Each glyph is not necessarily mapped to a character, and quite
often is not, even in english left-to-right texts. F ex character
combinations like "ff",
"fi",
"fl" may be mapped to single ligature
glyphs. When right-to-left, RTL, text direction is taken into the
account, the glyph positions may change, too. See
"indexes" below that addresses mapping
of glyphs to characters.
- indexes
- Contains a set of unsigned 16-bit integers where each is a text offset
corresponding to the text was used in shaping.

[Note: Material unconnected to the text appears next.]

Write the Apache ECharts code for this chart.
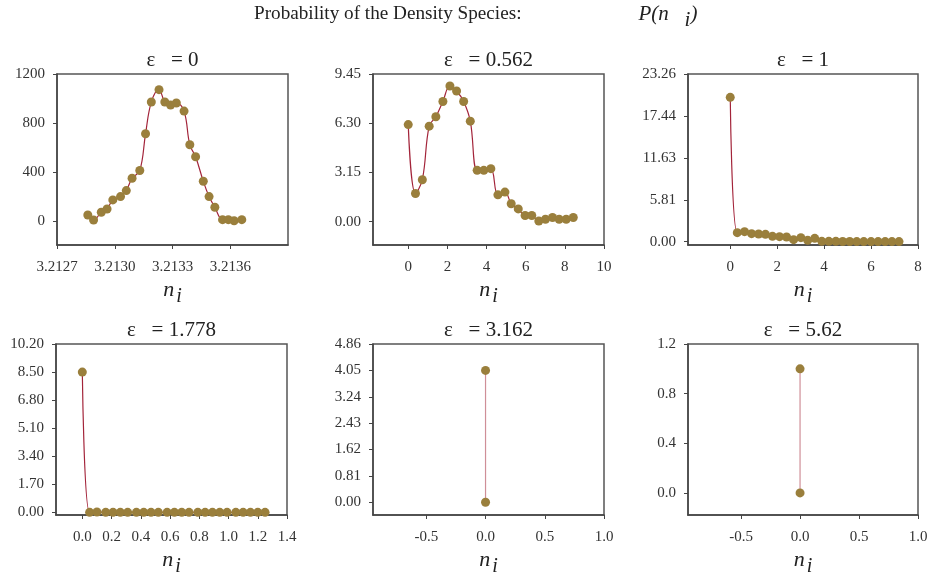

Each glyph position thus
points to a first character in the text that maps to the glyph.
There can be more than one character per glyph, such as the
above example with a "ff" ligature.
There can also be cases with more than one character per more than one
glyph, f ex in indic scripts. In these cases it is easier to operate
neither by character offsets nor by glyph offsets, but rather by
clusters, where each cluster is an individual syntax unit that
contains one or more characters per one or more glyphs.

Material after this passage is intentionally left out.